▶ [REQUIRED TASK]:
Everything from the first line of the data through the line with "fig = go.Figure()" is to be echoed exactly, minus the pictures.

━━━━━ SUPPLIED INFORMATION

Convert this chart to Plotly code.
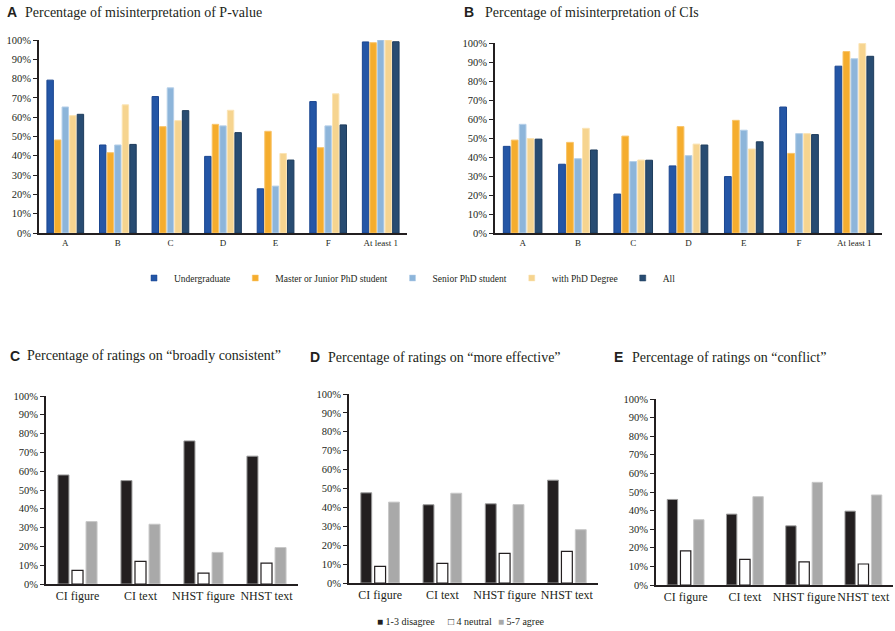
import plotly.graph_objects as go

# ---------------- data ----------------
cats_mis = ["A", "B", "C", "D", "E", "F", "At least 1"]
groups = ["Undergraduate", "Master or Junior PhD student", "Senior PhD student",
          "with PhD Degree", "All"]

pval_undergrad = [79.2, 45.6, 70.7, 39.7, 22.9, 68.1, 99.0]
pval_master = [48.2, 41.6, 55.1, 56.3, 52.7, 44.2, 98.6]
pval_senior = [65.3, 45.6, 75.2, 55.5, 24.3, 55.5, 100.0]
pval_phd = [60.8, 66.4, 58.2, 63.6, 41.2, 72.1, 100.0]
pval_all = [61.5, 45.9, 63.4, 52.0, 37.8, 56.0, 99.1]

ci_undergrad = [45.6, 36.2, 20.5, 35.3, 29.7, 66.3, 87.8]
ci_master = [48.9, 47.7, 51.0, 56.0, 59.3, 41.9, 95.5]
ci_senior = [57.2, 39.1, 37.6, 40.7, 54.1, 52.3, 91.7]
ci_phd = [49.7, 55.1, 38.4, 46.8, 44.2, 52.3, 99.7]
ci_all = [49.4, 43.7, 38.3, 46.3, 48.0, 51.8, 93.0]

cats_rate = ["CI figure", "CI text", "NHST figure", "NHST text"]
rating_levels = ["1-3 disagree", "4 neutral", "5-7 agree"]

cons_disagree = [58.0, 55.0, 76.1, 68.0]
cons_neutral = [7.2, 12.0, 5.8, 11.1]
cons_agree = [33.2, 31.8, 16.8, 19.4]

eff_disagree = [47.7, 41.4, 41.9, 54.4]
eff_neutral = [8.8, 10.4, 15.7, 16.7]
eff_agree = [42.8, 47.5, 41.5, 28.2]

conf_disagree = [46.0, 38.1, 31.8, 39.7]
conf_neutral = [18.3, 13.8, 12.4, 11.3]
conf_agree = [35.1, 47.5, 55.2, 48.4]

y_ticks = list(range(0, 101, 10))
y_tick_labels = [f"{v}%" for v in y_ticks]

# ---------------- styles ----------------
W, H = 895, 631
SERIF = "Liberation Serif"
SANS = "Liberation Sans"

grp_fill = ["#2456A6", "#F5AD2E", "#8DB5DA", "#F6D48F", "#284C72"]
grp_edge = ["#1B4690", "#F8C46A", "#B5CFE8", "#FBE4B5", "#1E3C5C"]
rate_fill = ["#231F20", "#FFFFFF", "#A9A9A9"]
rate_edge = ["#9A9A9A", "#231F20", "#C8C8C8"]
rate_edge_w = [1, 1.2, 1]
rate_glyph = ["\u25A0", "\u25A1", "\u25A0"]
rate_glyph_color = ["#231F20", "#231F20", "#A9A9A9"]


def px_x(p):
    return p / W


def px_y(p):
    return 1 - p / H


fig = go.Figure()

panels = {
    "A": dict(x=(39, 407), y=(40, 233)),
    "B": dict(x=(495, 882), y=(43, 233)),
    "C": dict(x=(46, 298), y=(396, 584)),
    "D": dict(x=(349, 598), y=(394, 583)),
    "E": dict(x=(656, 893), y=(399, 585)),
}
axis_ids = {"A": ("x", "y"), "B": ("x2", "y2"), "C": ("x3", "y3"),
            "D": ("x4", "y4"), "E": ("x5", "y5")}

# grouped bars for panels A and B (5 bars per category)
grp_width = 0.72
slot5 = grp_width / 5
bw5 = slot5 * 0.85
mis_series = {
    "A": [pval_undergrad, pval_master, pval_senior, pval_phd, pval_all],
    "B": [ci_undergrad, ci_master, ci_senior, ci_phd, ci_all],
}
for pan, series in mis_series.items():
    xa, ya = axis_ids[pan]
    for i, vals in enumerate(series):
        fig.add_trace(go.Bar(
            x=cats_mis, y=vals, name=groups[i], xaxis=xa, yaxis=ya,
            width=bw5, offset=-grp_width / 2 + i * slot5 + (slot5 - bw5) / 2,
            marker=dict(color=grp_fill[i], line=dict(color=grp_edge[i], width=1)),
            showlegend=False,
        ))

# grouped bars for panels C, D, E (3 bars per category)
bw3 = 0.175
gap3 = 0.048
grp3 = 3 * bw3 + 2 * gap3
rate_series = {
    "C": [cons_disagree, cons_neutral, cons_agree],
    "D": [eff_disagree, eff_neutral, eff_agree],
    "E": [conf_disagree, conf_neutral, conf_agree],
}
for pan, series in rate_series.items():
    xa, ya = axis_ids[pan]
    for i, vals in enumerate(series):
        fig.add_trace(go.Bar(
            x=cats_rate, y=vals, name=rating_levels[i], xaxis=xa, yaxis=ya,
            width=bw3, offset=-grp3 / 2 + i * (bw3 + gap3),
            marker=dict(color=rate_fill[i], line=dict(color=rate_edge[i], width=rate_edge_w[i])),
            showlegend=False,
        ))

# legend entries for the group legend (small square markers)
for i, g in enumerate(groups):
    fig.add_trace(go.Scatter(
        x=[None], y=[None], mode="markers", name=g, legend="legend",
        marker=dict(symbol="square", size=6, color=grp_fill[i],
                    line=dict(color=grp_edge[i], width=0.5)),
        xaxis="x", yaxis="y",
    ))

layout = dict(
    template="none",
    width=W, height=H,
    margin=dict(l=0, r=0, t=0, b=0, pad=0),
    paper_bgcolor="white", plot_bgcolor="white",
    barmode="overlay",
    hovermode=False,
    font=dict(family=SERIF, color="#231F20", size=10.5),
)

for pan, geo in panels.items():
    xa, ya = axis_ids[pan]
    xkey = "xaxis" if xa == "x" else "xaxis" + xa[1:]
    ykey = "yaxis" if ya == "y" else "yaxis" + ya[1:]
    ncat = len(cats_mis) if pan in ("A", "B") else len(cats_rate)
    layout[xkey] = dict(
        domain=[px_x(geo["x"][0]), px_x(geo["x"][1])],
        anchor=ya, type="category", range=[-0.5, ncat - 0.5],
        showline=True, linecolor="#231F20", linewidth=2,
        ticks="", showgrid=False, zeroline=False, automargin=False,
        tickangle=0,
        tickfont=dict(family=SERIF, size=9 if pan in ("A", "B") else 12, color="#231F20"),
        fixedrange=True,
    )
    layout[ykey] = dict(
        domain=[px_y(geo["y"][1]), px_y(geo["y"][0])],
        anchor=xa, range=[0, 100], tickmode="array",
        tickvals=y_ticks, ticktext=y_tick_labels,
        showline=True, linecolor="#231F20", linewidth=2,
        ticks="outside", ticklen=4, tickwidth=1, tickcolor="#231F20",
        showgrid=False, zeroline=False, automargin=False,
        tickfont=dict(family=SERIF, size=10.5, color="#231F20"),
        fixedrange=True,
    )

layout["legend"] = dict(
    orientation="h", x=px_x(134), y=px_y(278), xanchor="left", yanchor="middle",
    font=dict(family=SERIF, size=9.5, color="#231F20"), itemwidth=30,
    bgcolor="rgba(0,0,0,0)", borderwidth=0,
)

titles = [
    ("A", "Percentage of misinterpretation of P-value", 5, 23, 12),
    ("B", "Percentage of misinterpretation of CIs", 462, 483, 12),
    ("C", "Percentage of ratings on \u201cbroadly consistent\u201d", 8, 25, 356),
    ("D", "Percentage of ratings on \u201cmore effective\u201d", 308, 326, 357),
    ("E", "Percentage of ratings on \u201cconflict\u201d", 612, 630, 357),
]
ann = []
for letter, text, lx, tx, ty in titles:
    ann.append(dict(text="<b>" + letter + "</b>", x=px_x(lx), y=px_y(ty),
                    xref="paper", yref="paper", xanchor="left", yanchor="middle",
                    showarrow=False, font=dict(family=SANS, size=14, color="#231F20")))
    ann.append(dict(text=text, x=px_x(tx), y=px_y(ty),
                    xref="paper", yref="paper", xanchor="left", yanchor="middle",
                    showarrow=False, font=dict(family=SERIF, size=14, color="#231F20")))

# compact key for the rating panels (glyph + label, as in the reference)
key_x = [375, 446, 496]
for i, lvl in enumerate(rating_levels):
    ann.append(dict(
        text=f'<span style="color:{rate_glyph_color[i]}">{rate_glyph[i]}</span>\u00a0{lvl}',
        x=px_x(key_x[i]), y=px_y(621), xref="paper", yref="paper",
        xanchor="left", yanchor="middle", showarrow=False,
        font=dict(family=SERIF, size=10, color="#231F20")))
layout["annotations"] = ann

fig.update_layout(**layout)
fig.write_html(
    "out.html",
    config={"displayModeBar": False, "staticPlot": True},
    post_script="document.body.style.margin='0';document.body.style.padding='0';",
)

━━━━━━━━━━

▶ [COMPLETE ANSWER]:
Convert this chart to Plotly code.
import plotly.graph_objects as go

# ---------------- data ----------------
cats_mis = ["A", "B", "C", "D", "E", "F", "At least 1"]
groups = ["Undergraduate", "Master or Junior PhD student", "Senior PhD student",
          "with PhD Degree", "All"]

pval_undergrad = [79.2, 45.6, 70.7, 39.7, 22.9, 68.1, 99.0]
pval_master = [48.2, 41.6, 55.1, 56.3, 52.7, 44.2, 98.6]
pval_senior = [65.3, 45.6, 75.2, 55.5, 24.3, 55.5, 100.0]
pval_phd = [60.8, 66.4, 58.2, 63.6, 41.2, 72.1, 100.0]
pval_all = [61.5, 45.9, 63.4, 52.0, 37.8, 56.0, 99.1]

ci_undergrad = [45.6, 36.2, 20.5, 35.3, 29.7, 66.3, 87.8]
ci_master = [48.9, 47.7, 51.0, 56.0, 59.3, 41.9, 95.5]
ci_senior = [57.2, 39.1, 37.6, 40.7, 54.1, 52.3, 91.7]
ci_phd = [49.7, 55.1, 38.4, 46.8, 44.2, 52.3, 99.7]
ci_all = [49.4, 43.7, 38.3, 46.3, 48.0, 51.8, 93.0]

cats_rate = ["CI figure", "CI text", "NHST figure", "NHST text"]
rating_levels = ["1-3 disagree", "4 neutral", "5-7 agree"]

cons_disagree = [58.0, 55.0, 76.1, 68.0]
cons_neutral = [7.2, 12.0, 5.8, 11.1]
cons_agree = [33.2, 31.8, 16.8, 19.4]

eff_disagree = [47.7, 41.4, 41.9, 54.4]
eff_neutral = [8.8, 10.4, 15.7, 16.7]
eff_agree = [42.8, 47.5, 41.5, 28.2]

conf_disagree = [46.0, 38.1, 31.8, 39.7]
conf_neutral = [18.3, 13.8, 12.4, 11.3]
conf_agree = [35.1, 47.5, 55.2, 48.4]

y_ticks = list(range(0, 101, 10))
y_tick_labels = [f"{v}%" for v in y_ticks]

# ---------------- styles ----------------
W, H = 895, 631
SERIF = "Liberation Serif"
SANS = "Liberation Sans"

grp_fill = ["#2456A6", "#F5AD2E", "#8DB5DA", "#F6D48F", "#284C72"]
grp_edge = ["#1B4690", "#F8C46A", "#B5CFE8", "#FBE4B5", "#1E3C5C"]
rate_fill = ["#231F20", "#FFFFFF", "#A9A9A9"]
rate_edge = ["#9A9A9A", "#231F20", "#C8C8C8"]
rate_edge_w = [1, 1.2, 1]
rate_glyph = ["\u25A0", "\u25A1", "\u25A0"]
rate_glyph_color = ["#231F20", "#231F20", "#A9A9A9"]


def px_x(p):
    return p / W


def px_y(p):
    return 1 - p / H


fig = go.Figure()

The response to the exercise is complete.